I'm an Ohioan, waiting to see what happens with our state budget, as our Governor butts heads with the State representatives and senators who are refusing to pass the budget as it stands currently. They are fighting over gambling, but that's not the point.

 They have cut a scholarship that I was awarded at my high school graduation last year - $2200 gone, just like that, with little to no comment by anyone. When I contacted my financial aid office to ask if there were any other alternative grants or scholarships I could get to replace the lost money, they told me to get my parents to co-sign a loan. The state is now looking at cutting a grant program that puts out almost $2500 worth of my state school education.
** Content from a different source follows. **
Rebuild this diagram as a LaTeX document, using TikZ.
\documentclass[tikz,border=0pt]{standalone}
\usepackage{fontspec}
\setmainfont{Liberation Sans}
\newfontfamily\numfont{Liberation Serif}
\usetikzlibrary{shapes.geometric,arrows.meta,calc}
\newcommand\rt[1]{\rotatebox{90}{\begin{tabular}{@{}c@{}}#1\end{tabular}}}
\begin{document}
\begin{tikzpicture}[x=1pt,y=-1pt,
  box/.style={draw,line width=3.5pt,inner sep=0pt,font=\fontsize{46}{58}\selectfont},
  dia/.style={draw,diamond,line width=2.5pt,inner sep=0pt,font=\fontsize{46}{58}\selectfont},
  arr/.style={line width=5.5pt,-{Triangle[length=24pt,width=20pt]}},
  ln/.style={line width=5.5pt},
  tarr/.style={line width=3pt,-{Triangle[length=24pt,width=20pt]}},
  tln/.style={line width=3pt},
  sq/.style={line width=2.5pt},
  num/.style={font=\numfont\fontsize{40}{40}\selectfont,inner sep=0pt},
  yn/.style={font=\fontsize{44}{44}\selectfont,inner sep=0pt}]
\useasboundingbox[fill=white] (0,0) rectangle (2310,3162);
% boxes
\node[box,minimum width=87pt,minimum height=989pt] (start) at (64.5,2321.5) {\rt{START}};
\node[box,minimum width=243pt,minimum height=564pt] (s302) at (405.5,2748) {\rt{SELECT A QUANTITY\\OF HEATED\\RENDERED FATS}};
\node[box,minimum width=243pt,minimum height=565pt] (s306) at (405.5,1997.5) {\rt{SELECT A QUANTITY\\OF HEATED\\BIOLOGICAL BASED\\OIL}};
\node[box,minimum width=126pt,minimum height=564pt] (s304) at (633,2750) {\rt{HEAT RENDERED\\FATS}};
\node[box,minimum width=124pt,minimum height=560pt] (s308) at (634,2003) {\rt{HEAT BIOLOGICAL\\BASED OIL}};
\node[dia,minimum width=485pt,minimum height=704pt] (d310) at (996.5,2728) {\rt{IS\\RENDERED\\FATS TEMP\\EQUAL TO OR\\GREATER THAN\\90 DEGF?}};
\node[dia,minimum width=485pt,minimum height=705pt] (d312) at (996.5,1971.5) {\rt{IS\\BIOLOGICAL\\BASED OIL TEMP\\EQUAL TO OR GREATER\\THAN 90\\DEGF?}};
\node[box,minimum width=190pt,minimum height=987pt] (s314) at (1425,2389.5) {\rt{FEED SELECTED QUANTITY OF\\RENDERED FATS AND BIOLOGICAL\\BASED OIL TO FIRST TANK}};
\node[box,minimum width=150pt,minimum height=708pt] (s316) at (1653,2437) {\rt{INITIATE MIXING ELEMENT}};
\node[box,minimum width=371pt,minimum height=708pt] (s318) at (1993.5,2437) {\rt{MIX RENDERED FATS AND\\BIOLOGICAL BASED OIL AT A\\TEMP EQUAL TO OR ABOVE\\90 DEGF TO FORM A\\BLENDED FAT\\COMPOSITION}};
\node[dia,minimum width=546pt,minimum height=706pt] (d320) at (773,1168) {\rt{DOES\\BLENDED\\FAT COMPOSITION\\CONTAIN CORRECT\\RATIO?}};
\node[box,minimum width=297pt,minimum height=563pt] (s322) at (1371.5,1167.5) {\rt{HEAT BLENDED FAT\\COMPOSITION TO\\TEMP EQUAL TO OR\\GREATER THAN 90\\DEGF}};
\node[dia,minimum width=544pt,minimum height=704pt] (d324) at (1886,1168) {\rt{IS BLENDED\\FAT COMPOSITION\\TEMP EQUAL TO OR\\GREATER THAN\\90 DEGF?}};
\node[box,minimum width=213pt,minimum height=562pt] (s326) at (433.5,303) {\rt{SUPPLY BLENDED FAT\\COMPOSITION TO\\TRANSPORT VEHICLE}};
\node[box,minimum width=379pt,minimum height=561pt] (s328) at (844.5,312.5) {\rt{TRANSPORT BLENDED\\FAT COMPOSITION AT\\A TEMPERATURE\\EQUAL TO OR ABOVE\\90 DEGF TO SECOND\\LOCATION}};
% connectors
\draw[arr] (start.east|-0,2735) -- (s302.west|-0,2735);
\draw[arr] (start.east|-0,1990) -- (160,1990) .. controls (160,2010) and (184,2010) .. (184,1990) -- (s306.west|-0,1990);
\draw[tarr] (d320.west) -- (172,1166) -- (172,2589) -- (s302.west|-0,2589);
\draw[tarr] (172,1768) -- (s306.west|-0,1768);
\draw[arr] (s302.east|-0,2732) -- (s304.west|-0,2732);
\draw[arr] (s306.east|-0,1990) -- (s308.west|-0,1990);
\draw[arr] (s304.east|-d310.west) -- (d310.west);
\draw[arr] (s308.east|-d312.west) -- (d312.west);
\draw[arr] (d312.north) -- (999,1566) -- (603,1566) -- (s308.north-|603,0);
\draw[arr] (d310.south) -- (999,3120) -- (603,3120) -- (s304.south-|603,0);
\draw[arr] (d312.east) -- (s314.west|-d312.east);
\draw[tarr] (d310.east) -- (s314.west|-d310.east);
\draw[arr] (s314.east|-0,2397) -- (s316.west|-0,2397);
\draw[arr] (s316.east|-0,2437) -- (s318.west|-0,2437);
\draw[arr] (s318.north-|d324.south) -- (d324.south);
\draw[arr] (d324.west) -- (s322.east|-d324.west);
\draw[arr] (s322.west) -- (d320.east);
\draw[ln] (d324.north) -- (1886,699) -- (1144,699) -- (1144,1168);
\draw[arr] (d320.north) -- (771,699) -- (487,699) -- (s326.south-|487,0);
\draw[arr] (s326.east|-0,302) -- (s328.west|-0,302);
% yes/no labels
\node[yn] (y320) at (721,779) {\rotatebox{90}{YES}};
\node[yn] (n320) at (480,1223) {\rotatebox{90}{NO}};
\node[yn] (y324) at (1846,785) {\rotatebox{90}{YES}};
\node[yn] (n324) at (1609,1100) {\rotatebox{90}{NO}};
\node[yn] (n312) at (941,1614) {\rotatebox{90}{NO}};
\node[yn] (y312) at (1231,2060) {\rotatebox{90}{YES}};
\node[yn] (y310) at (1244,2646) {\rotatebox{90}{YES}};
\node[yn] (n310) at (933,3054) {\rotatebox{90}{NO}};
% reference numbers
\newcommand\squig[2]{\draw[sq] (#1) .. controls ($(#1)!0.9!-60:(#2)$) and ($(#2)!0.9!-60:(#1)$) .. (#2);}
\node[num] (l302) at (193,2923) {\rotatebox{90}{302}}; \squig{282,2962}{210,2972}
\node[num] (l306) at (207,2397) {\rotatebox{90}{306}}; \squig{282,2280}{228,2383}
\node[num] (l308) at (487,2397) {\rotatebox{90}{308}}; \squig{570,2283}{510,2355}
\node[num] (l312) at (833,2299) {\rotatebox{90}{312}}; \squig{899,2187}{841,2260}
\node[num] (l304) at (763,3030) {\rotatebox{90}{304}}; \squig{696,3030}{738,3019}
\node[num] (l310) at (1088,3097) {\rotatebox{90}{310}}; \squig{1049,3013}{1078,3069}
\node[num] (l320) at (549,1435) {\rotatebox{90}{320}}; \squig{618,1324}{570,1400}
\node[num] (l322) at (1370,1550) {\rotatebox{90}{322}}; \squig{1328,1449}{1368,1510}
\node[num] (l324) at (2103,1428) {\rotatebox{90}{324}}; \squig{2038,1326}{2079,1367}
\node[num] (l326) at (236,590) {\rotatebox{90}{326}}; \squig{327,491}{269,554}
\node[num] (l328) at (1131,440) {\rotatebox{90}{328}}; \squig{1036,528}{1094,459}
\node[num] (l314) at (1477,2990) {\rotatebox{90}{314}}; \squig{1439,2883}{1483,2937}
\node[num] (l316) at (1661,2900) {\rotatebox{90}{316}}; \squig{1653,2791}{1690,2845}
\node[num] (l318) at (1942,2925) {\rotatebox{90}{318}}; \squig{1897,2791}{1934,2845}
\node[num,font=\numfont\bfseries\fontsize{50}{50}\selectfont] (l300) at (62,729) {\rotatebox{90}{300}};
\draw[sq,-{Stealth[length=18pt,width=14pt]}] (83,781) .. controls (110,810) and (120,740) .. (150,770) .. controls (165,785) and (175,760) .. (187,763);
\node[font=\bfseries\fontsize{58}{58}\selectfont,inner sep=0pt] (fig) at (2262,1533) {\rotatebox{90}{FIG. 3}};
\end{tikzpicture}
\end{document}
I haven't bothered to contact my school yet, because they will most likely tell me that it's a game of wait-and-see, which it is. (the $4700 total covers over half of my yearly tuition, which is most likely going to be made up with in the form of government loans, which, while more generous than what I could get at Chase or elsewhere (interest rate wise), is still a debt I was hoping to keep low without having to hold 2 or 3 jobs to pull off.)

 The state is headed into its third year of tuition freeze, which has not had much affect on my pursuit of my degrees, because the university keeps finding other places where a fee would be 'necessary.'

 So I'm not sympathetic to professors who are complaining about pay cuts. i have had professors flat out state that they don't give written exams because too many students failed them in the past; instead of pushing us to excel, they are accepting mediocrity as the norm. How many other professors do this? To argue that they will have to give less exams or fewer papers seems ridiculous to me, having experienced this in the vast majority of classes I have taken, even before the budget cuts began to roll out.

 I'm already feeling the budget cuts, I shouldn't have to feel them from my professors as well.